| REQUIRED WORK |
Restate the whole listing word for word. Pictures are left out.
════════
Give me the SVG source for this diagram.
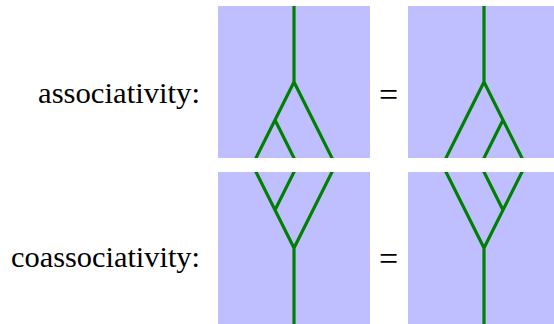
<svg xmlns="http://www.w3.org/2000/svg" width="554" height="324" viewBox="0 0 554 324">
<style>
.box{fill:#bfbfff;stroke:none}
.w{stroke:#008000;stroke-width:3.2;fill:none;stroke-linecap:butt;stroke-linejoin:miter}
.lbl{font-family:"Liberation Serif","Times New Roman",serif;font-size:28.5px;fill:#000}
.eq{font-family:"Liberation Serif","Times New Roman",serif;font-size:34px;fill:#000;text-anchor:middle}
</style>
<defs>
<clipPath id="c1"><rect x="218" y="6" width="152" height="152"/></clipPath>
<clipPath id="c2"><rect x="408" y="6" width="152" height="152"/></clipPath>
<clipPath id="c3"><rect x="218" y="172" width="152" height="152"/></clipPath>
<clipPath id="c4"><rect x="408" y="172" width="152" height="152"/></clipPath>
</defs>
<g id="labels">
<text class="lbl" x="38" y="103" textLength="162" lengthAdjust="spacingAndGlyphs">associativity:</text>
<text class="lbl" x="11" y="267" textLength="189" lengthAdjust="spacingAndGlyphs">coassociativity:</text>
<text class="eq" x="388.5" y="106">=</text>
<text class="eq" x="388.5" y="270">=</text>
</g>
<g id="assoc-left">
<rect class="box" x="218" y="6" width="152" height="152"/>
<g clip-path="url(#c1)" class="w">
<path d="M294,0 V82 M294,82 L253,164 M294,82 L335,164 M275,120 L297,164"/>
</g>
</g>
<g id="assoc-right">
<rect class="box" x="408" y="6" width="152" height="152"/>
<g clip-path="url(#c2)" class="w">
<path d="M484,0 V82 M484,82 L443,164 M484,82 L525,164 M503,120 L481,164"/>
</g>
</g>
<g id="coassoc-left">
<rect class="box" x="218" y="172" width="152" height="152"/>
<g clip-path="url(#c3)" class="w">
<path d="M294,330 V248 M294,248 L253,166 M294,248 L335,166 M275,210 L297,166"/>
</g>
</g>
<g id="coassoc-right">
<rect class="box" x="408" y="172" width="152" height="152"/>
<g clip-path="url(#c4)" class="w">
<path d="M484,330 V248 M484,248 L443,166 M484,248 L525,166 M503,210 L481,166"/>
</g>
</g>
</svg>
════════
| FULL SOLUTION |
Give me the SVG source for this diagram.
<svg xmlns="http://www.w3.org/2000/svg" width="554" height="324" viewBox="0 0 554 324">
<style>
.box{fill:#bfbfff;stroke:none}
.w{stroke:#008000;stroke-width:3.2;fill:none;stroke-linecap:butt;stroke-linejoin:miter}
.lbl{font-family:"Liberation Serif","Times New Roman",serif;font-size:28.5px;fill:#000}
.eq{font-family:"Liberation Serif","Times New Roman",serif;font-size:34px;fill:#000;text-anchor:middle}
</style>
<defs>
<clipPath id="c1"><rect x="218" y="6" width="152" height="152"/></clipPath>
<clipPath id="c2"><rect x="408" y="6" width="152" height="152"/></clipPath>
<clipPath id="c3"><rect x="218" y="172" width="152" height="152"/></clipPath>
<clipPath id="c4"><rect x="408" y="172" width="152" height="152"/></clipPath>
</defs>
<g id="labels">
<text class="lbl" x="38" y="103" textLength="162" lengthAdjust="spacingAndGlyphs">associativity:</text>
<text class="lbl" x="11" y="267" textLength="189" lengthAdjust="spacingAndGlyphs">coassociativity:</text>
<text class="eq" x="388.5" y="106">=</text>
<text class="eq" x="388.5" y="270">=</text>
</g>
<g id="assoc-left">
<rect class="box" x="218" y="6" width="152" height="152"/>
<g clip-path="url(#c1)" class="w">
<path d="M294,0 V82 M294,82 L253,164 M294,82 L335,164 M275,120 L297,164"/>
</g>
</g>
<g id="assoc-right">
<rect class="box" x="408" y="6" width="152" height="152"/>
<g clip-path="url(#c2)" class="w">
<path d="M484,0 V82 M484,82 L443,164 M484,82 L525,164 M503,120 L481,164"/>
</g>
</g>
<g id="coassoc-left">
<rect class="box" x="218" y="172" width="152" height="152"/>
<g clip-path="url(#c3)" class="w">
<path d="M294,330 V248 M294,248 L253,166 M294,248 L335,166 M275,210 L297,166"/>
</g>
</g>
<g id="coassoc-right">
<rect class="box" x="408" y="172" width="152" height="152"/>
<g clip-path="url(#c4)" class="w">
<path d="M484,330 V248 M484,248 L443,166 M484,248 L525,166 M503,210 L481,166"/>
</g>
</g>
</svg>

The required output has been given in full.